* start Information supplied *
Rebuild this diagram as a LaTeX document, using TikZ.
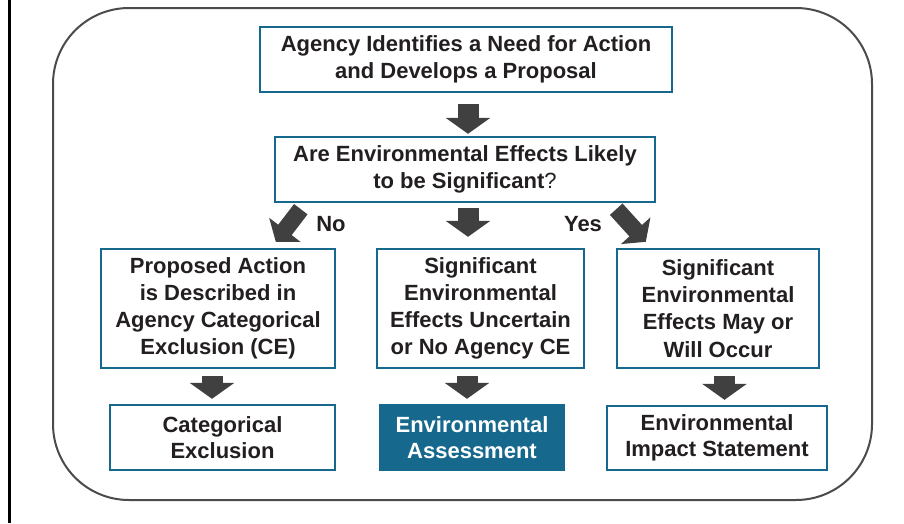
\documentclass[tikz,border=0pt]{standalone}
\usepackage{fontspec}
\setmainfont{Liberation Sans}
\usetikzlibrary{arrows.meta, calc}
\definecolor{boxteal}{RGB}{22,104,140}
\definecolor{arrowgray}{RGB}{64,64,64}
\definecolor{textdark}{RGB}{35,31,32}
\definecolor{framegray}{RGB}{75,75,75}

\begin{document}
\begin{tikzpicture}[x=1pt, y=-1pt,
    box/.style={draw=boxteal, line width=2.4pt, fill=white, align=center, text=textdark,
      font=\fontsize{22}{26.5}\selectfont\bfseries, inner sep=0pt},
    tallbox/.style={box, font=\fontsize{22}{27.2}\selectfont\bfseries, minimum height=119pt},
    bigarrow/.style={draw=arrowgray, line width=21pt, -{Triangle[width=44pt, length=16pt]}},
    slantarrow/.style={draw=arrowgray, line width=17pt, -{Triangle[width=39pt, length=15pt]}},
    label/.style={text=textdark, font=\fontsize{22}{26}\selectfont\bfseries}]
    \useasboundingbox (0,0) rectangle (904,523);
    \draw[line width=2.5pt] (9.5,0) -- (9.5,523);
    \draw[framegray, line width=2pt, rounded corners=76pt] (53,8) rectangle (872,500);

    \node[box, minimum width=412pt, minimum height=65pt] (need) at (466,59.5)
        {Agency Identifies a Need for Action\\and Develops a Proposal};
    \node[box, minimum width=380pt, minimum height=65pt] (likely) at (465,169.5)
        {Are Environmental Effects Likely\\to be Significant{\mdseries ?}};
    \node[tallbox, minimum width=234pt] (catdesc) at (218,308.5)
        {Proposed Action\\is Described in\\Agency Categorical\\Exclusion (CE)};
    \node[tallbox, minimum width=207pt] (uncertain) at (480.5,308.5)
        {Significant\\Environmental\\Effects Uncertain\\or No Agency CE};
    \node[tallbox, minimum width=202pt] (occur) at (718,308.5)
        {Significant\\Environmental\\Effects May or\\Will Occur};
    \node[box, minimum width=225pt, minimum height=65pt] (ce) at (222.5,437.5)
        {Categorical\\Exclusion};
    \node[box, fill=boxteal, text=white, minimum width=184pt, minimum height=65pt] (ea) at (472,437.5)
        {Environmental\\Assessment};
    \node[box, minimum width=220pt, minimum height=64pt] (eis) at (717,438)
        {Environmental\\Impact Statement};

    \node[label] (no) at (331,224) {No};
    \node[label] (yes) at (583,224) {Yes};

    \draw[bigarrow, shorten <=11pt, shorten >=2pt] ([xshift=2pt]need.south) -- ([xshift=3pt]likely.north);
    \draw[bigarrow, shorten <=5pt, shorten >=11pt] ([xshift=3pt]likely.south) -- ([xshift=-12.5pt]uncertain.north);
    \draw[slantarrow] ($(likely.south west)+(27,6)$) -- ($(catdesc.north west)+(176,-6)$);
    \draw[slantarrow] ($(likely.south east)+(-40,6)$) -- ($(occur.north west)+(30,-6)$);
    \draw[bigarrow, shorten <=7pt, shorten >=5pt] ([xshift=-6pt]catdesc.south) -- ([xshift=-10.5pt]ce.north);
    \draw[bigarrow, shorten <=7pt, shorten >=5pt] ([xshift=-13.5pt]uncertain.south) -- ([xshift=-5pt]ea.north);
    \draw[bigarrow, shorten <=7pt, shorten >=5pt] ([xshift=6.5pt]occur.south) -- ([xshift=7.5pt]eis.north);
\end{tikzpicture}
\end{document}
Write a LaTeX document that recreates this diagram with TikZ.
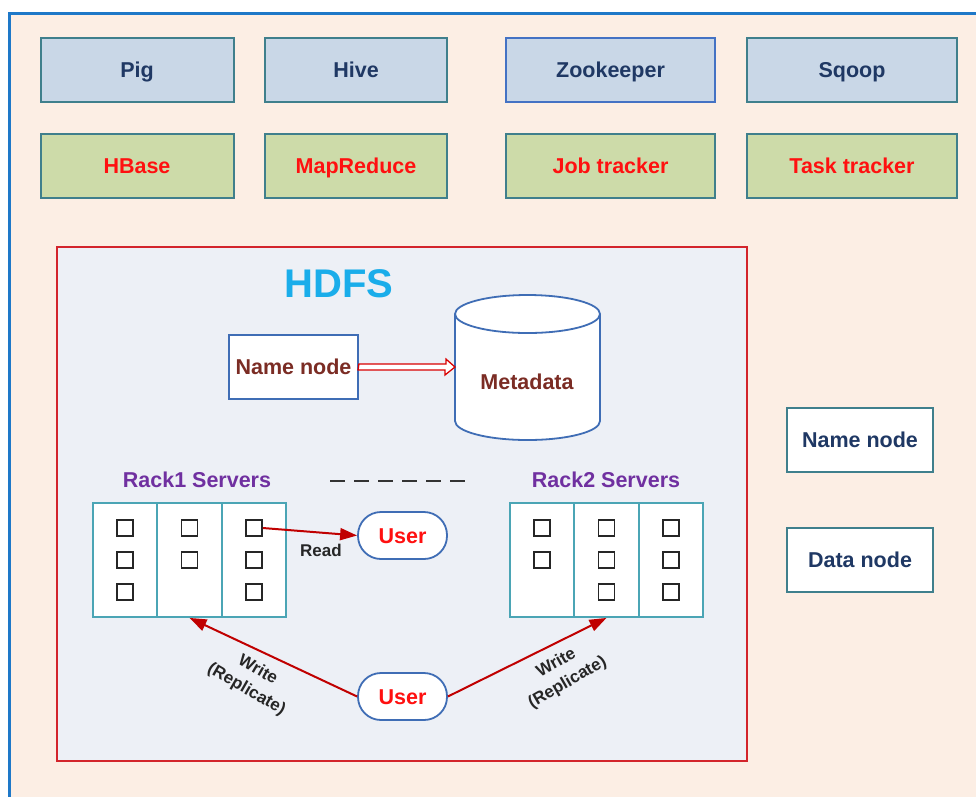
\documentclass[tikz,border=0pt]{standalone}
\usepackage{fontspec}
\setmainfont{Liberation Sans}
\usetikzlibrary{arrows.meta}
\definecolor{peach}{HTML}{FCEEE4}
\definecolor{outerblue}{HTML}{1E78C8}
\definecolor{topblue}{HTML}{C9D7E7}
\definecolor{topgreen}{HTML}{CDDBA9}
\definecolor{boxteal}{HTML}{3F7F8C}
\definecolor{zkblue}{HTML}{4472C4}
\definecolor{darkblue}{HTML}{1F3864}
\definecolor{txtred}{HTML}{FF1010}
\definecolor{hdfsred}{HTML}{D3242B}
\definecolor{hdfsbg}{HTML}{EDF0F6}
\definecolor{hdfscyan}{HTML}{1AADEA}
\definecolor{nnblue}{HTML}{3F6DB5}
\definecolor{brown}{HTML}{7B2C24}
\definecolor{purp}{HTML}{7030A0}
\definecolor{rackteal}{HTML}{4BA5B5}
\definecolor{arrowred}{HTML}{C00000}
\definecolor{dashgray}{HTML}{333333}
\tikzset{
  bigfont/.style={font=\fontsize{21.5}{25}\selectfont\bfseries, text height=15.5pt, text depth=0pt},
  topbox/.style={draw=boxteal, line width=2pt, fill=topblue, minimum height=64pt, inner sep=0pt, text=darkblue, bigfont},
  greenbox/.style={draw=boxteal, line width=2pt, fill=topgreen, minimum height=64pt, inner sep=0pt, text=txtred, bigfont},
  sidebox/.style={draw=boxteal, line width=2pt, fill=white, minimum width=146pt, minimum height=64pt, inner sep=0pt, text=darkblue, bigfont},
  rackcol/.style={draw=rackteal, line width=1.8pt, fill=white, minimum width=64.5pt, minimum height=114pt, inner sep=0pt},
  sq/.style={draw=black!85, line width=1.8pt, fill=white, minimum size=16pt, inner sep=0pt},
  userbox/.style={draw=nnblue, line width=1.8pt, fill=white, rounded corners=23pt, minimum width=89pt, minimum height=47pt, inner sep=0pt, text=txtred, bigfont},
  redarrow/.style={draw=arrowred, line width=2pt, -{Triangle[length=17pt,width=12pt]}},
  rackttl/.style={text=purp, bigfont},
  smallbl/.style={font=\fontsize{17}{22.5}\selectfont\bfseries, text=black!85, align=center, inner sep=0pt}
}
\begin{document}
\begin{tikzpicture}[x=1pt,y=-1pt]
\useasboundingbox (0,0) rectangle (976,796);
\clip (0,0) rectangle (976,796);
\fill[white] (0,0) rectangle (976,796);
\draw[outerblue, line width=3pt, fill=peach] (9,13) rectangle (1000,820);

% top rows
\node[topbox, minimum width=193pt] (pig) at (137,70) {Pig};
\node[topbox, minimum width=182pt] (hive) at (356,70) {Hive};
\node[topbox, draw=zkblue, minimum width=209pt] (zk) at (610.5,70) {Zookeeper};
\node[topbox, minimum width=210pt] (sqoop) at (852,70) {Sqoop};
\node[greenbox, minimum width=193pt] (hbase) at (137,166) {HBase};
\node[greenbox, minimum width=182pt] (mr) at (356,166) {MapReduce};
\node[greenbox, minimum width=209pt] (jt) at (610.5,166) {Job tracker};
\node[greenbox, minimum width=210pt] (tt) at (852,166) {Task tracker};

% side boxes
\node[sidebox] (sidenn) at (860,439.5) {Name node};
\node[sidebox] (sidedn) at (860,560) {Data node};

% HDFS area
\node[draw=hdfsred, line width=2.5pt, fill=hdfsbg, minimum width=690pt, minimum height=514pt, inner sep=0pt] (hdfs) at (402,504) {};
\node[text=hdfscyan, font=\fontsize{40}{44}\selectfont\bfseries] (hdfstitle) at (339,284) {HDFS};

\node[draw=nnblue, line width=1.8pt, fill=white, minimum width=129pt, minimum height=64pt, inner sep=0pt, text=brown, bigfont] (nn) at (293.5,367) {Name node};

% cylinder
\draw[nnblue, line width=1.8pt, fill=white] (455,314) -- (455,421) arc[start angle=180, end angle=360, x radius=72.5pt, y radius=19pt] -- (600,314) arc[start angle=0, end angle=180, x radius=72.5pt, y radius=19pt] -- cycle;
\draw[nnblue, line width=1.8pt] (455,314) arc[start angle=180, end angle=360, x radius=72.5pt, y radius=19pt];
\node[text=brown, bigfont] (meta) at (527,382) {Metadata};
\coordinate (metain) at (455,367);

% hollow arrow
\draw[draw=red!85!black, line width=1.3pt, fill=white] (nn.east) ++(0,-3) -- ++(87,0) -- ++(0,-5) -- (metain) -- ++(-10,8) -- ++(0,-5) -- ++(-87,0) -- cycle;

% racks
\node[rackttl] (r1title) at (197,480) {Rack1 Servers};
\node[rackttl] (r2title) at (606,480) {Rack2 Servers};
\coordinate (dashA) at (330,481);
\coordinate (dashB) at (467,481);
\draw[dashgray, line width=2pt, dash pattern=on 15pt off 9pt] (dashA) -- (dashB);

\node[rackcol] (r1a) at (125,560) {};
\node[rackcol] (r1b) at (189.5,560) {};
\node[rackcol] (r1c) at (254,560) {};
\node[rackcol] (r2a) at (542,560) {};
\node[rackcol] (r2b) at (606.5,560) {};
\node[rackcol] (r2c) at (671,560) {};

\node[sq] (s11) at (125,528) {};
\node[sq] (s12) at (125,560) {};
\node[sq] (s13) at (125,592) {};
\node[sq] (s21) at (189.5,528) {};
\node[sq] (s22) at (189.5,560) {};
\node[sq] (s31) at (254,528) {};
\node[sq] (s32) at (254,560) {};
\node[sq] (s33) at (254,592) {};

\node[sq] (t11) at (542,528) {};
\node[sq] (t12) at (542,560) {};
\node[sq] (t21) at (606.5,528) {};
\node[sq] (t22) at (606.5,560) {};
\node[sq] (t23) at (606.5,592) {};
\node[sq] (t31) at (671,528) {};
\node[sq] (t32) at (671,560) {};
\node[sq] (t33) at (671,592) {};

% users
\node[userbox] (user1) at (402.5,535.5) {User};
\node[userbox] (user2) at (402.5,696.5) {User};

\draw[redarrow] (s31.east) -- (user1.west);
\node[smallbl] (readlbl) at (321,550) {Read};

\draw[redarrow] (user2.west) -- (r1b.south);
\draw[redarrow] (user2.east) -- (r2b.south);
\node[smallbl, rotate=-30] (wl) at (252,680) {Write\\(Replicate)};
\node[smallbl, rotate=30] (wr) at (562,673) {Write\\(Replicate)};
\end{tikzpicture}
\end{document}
* end Information supplied *
* [Exercise objective]
Print the data above verbatim from the first line through the line holding "(53,8) rectangle (872,500);", leaving every picture out.

* [Reply]
Rebuild this diagram as a LaTeX document, using TikZ.
\documentclass[tikz,border=0pt]{standalone}
\usepackage{fontspec}
\setmainfont{Liberation Sans}
\usetikzlibrary{arrows.meta, calc}
\definecolor{boxteal}{RGB}{22,104,140}
\definecolor{arrowgray}{RGB}{64,64,64}
\definecolor{textdark}{RGB}{35,31,32}
\definecolor{framegray}{RGB}{75,75,75}

\begin{document}
\begin{tikzpicture}[x=1pt, y=-1pt,
    box/.style={draw=boxteal, line width=2.4pt, fill=white, align=center, text=textdark,
      font=\fontsize{22}{26.5}\selectfont\bfseries, inner sep=0pt},
    tallbox/.style={box, font=\fontsize{22}{27.2}\selectfont\bfseries, minimum height=119pt},
    bigarrow/.style={draw=arrowgray, line width=21pt, -{Triangle[width=44pt, length=16pt]}},
    slantarrow/.style={draw=arrowgray, line width=17pt, -{Triangle[width=39pt, length=15pt]}},
    label/.style={text=textdark, font=\fontsize{22}{26}\selectfont\bfseries}]
    \useasboundingbox (0,0) rectangle (904,523);
    \draw[line width=2.5pt] (9.5,0) -- (9.5,523);
    \draw[framegray, line width=2pt, rounded corners=76pt] (53,8) rectangle (872,500);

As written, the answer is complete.